Privacy in New Zealand is defined by the 12 privacy principles that are found in the Privacy Act.
Schools including kura must follow these as law, but they are designed to act as a guide to help schools and other agencies make the right decisions around the collection, storage, use and disclosure of private information.
All schools must have a privacy officer and this person is responsible for handling all privacy issues at the school. The Privacy Act, section 23 states that every agency must appoint a privacy officer. The privacy officer is responsible for:
- Ensuring that the agency complies with the Act; and
- Dealing with requests made to the agency for access to, or correction of personal information; and
- Working with the Privacy Commissioner’s Office when it investigates complaints.
To do this, the privacy officer needs to be familiar with the Privacy Act and the school’s obligations under it.
In general terms, the privacy principles suggest schools should:
- Only collect personal information they really need
- Get it directly from the person where possible
- Be open with people about what’s going to be done with it
- Be fair about how you get it
- Keep it secure
- Let a person see it if they want to
- Fix it if the person thinks it’s wrong
- Take care that it’s accurate before using it
- Dispose of it when it’s no longer needed
- Use it only for the purpose for which you got it
- Only disclose it if you have good reason to do so
- Only use ‘unique identifiers’ where this is clearly allowed
While the Privacy Act is law, it is subject to all other legislation, which means that its principles must be applied in relation to other laws which schools must follow. For example if the Official Information Act requires that you handle information in a specific way, then a school must follow this even if it breaches the Privacy Act.
The Office of the Privacy Commission suggest that a school should consider the privacy principles when considering the following functions:
- Collecting personal information
- Storing personal information
- Use of personal information
- Disclosure of personal information
- Access to and correction of personal information
Personal information should be thought of as any information about a person that has their identity attached or that makes them identifiable. This ranges from the obvious name, address and phone numbers, right through to reports written about an individual or records of achievement.
If an individual believes that their privacy has been breached they may make a complaint to the Privacy Commissioner who can choose to investigate the complaint, make a ruling or seek redress for the affected party at the Human Rights Tribunal.
Schools should comply with the Privacy Act by seeking permission to use personal information, including photographs.
Many schools choose to do this at enrolment time with a blanket agreement. If you choose to do this, you should make it clear how you intend to use the information. If you then plan to use the information for a different purpose, you should again seek permission.
For example, if the agreement signed says that you may use images in a school yearbook, but you want them to use them for the school’s Facebook page, you should ask permission again for this new use.
Can I “stop” parents or whānau posting pictures from the school play / sports event on the internet as it breaches the privacy of the students?
There isn’t a simple answer to this question, except perhaps “It depends”. The privacy of the students is “interfered” with if the pictures are taken in a setting where they could reasonably expect privacy. So if for example the pictures were taken in the changing rooms at an athletics event then they would be seen as a breach of their privacy, whereas if the picture was taken at a public park during the athletics meeting then it is likely that they do not breach their privacy.

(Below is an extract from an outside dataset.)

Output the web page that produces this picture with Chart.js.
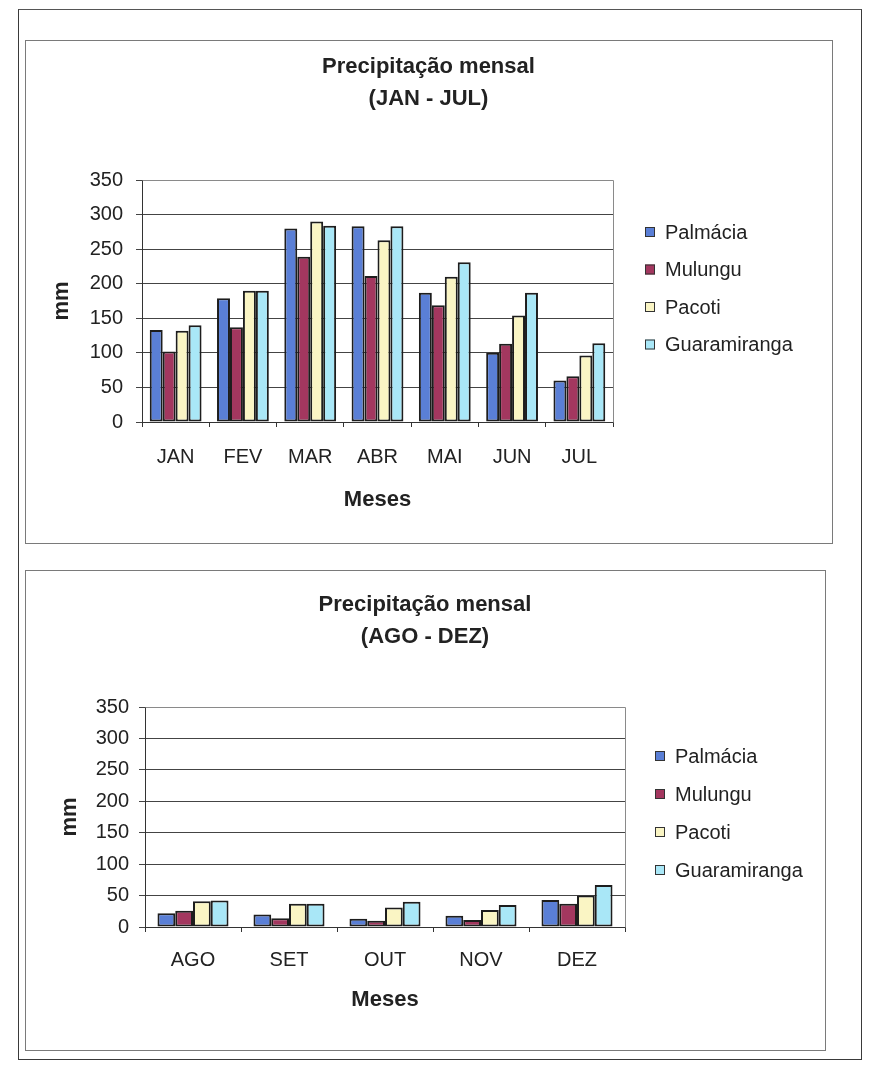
<!DOCTYPE html>
<html>
<head>
<meta charset="utf-8">
<script src="https://cdn.jsdelivr.net/npm/chart.js@4.4.1/dist/chart.umd.min.js"></script>
<style>
  html, body { margin: 0; padding: 0; background: #fff; }
  body { width: 874px; height: 1065px; position: relative; overflow: hidden; }
  .page { position: absolute; left: 18px; top: 9px; width: 842px; height: 1049px; border: 1.5px solid #3a3a3a; border-top-color: #555; }
  .frame { position: absolute; border: 1px solid #7a7a7a; background: #fff; }
  canvas { position: absolute; }
</style>
</head>
<body>
<div class="page"></div>
<div class="frame" style="left:25px;top:40px;width:806px;height:502px"></div>
<canvas id="chartJanJul" width="805" height="501" style="left:26px;top:41px"></canvas>
<div class="frame" style="left:25px;top:570px;width:799px;height:479px"></div>
<canvas id="chartAgoDez" width="798" height="478" style="left:26px;top:571px"></canvas>

<script>
// Monthly rainfall (mm) at four stations
const stations = ['Palmácia', 'Mulungu', 'Pacoti', 'Guaramiranga'];

const monthsJanJul = ['JAN', 'FEV', 'MAR', 'ABR', 'MAI', 'JUN', 'JUL'];
const palmaciaJanJul     = [133, 179, 280, 283, 187, 100, 60];
const mulunguJanJul      = [102, 137, 239, 211, 169, 113, 66];
const pacotiJanJul       = [132, 190, 290, 263, 210, 154, 96];
const guaramirangaJanJul = [140, 190, 284, 283, 231, 187, 114];

const monthsAgoDez = ['AGO', 'SET', 'OUT', 'NOV', 'DEZ'];
const palmaciaAgoDez     = [22, 20, 13, 18, 43];
const mulunguAgoDez      = [26, 14, 10, 11, 37];
const pacotiAgoDez       = [41, 37, 31, 27, 50];
const guaramirangaAgoDez = [42, 37, 40, 35, 67];

const yMin = 0;
const yMax = 350;
const yStep = 50;

const titleJanJul = ['Precipitação mensal', '(JAN - JUL)'];
const titleAgoDez = ['Precipitação mensal', '(AGO - DEZ)'];
const xTitle = 'Meses';
const yTitle = 'mm';

// Styling
const FONT = "'Liberation Sans', Arial, Helvetica, sans-serif";
const INK = '#222';
const stationColors = ['#5a7fd6', '#a3375f', '#faf5c4', '#a9e7f7'];
const barEdge = '#1d1d1d';

function makeDatasets(seriesList) {
  return seriesList.map((values, i) => ({
    label: stations[i],
    data: values,
    backgroundColor: stationColors[i],
    borderColor: barEdge,
    borderWidth: 2,
    borderSkipped: false,
    barPercentage: 1.0
  }));
}

// Legend drawn to the right of the plot area, one row per station
const sideLegend = {
  id: 'sideLegend',
  afterDraw(chart, args, opts) {
    const { ctx, chartArea } = chart;
    ctx.save();
    ctx.font = `${opts.fontSize}px ${FONT}`;
    ctx.textBaseline = 'middle';
    ctx.textAlign = 'left';
    chart.data.datasets.forEach((ds, i) => {
      const x = chartArea.right + opts.left;
      const y = chartArea.top + opts.top + i * opts.spacing;
      ctx.fillStyle = ds.backgroundColor;
      ctx.fillRect(x, y - opts.box / 2, opts.box, opts.box);
      ctx.strokeStyle = '#333';
      ctx.lineWidth = 1;
      ctx.strokeRect(x + 0.5, y - opts.box / 2 + 0.5, opts.box - 1, opts.box - 1);
      ctx.fillStyle = INK;
      ctx.fillText(ds.label, x + opts.box + opts.gap, y + 1);
    });
    ctx.restore();
  }
};

// Grey outline of the plot area
const plotFrame = {
  id: 'plotFrame',
  beforeDatasetsDraw(chart) {
    const { ctx, chartArea } = chart;
    ctx.save();
    ctx.strokeStyle = '#8a8a8a';
    ctx.lineWidth = 1;
    ctx.beginPath();
    ctx.moveTo(Math.round(chartArea.left) + 0.5, Math.round(chartArea.top) + 0.5);
    ctx.lineTo(Math.round(chartArea.right) + 0.5, Math.round(chartArea.top) + 0.5);
    ctx.lineTo(Math.round(chartArea.right) + 0.5, Math.round(chartArea.bottom) + 0.5);
    ctx.stroke();
    ctx.restore();
  }
};

function buildChart(canvasId, labels, seriesList, titleLines, L) {
  return new Chart(document.getElementById(canvasId), {
    type: 'bar',
    data: { labels: labels, datasets: makeDatasets(seriesList) },
    plugins: [plotFrame, sideLegend],
    options: {
      responsive: false,
      animation: false,
      devicePixelRatio: 1,
      datasets: { bar: { categoryPercentage: L.catPct } },
      layout: { padding: 0 },
      plugins: {
        legend: { display: false },
        tooltip: { enabled: false },
        title: {
          display: true,
          text: titleLines,
          color: INK,
          font: { family: FONT, size: 22, weight: 'bold', lineHeight: 32 / 22 },
          padding: { top: L.titleTop, bottom: L.titleBottom }
        },
        sideLegend: L.legend
      },
      scales: {
        x: {
          afterFit(scale) { scale.height = L.xHeight; },
          grid: { display: true, drawOnChartArea: false, drawTicks: true, tickLength: 5, color: '#333', offset: true },
          border: { display: true, color: '#333', width: 1 },
          ticks: { color: INK, font: { family: FONT, size: 20 }, padding: L.xTickPad, maxRotation: 0, autoSkip: false },
          title: {
            display: true, text: xTitle, color: INK,
            font: { family: FONT, size: 22, weight: 'bold' },
            padding: { top: 0, bottom: L.xTitlePad }
          }
        },
        y: {
          min: yMin, max: yMax,
          afterFit(scale) { scale.width = L.yWidth; },
          grid: { color: '#444', lineWidth: 1, drawTicks: true, tickLength: 6 },
          border: { display: true, color: '#333', width: 1 },
          ticks: { stepSize: yStep, color: INK, font: { family: FONT, size: 20 }, padding: L.yTickPad },
          title: {
            display: true, text: yTitle, color: INK,
            font: { family: FONT, size: 22, weight: 'bold' },
            padding: { top: L.yTitlePad, bottom: 0 }
          }
        },
        // empty right-hand band that holds the legend
        legendBand: {
          type: 'linear',
          position: 'right',
          display: true,
          afterFit(scale) { scale.width = L.legendWidth; },
          grid: { display: false, drawTicks: false },
          border: { display: false },
          ticks: { display: false },
          title: { display: false }
        }
      }
    }
  });
}

buildChart('chartJanJul', monthsJanJul,
  [palmaciaJanJul, mulunguJanJul, pacotiJanJul, guaramirangaJanJul],
  titleJanJul,
  {
    catPct: 0.77, legendWidth: 218, titleTop: 10, titleBottom: 65,
    xHeight: 120, xTickPad: 18, xTitlePad: 29,
    yWidth: 116, yTickPad: 13, yTitlePad: 23,
    legend: { left: 32, top: 52, spacing: 37.5, box: 10, gap: 10, fontSize: 20 }
  });

buildChart('chartAgoDez', monthsAgoDez,
  [palmaciaAgoDez, mulunguAgoDez, pacotiAgoDez, guaramirangaAgoDez],
  titleAgoDez,
  {
    catPct: 0.74, legendWidth: 199, titleTop: 18, titleBottom: 54,
    xHeight: 122, xTickPad: 16, xTitlePad: 36,
    yWidth: 119, yTickPad: 10, yTitlePad: 31,
    legend: { left: 30, top: 49, spacing: 38, box: 10, gap: 10, fontSize: 20 }
  });
</script>
</body>
</html>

This is partly a question of copyright as well as privacy. The privacy principles say that you should seek permission to use private information if it is being used outside of the purpose for which it was first collected. So for instance a photo taken for a school ID card can’t necessarily be used for the school’s website. In terms of student’s work, they “own” the copyright in that work and therefore you should seek their permission to publish it. Many schools will ask students (or parents) to sign a “permission to use images and work” declaration at enrolment to cover this kind of use. If in doubt, check with the students and/or parents.
A recent court ruling clearly outlined that a classroom cannot be considered as a “private” space. This precedent would suggest that schools cannot be considered as a place where a person could reasonably expect privacy. Obviously this is a very broad interpretation and would not necessarily include private offices, bathrooms or changing areas.
A parent has asked me to remove a picture of a sporting event because it breaches their child’s privacy. Is this true?
If the sporting event was held in a place where an individual could “reasonably expect privacy” then this may be true. However, if the pictures are taken in a public setting then it is unlikely to be the case. Parents sometimes use privacy as a lever when their issues may be about other factors like protection or custody issues or religious sensitivities. Schools should seek permission to use images of students before using them, either on an individual basis or as part of a blanket “license” that parents are asked to sign. This gives parents an opportunity to raise their concerns around the use of images before they are published.
- Schools must appoint a privacy officer.
- Schools should develop privacy policies and procedures in line with the Information Privacy principles of the Privacy Act.
- Make students and their caregivers aware of what information is being collected, for what purpose and how it will be stored.
- Ensure individuals are aware of their rights to access personal information stored by the school.
- Seek permission to “use” personal information especially when it is used outside of the purpose for which it was first collected.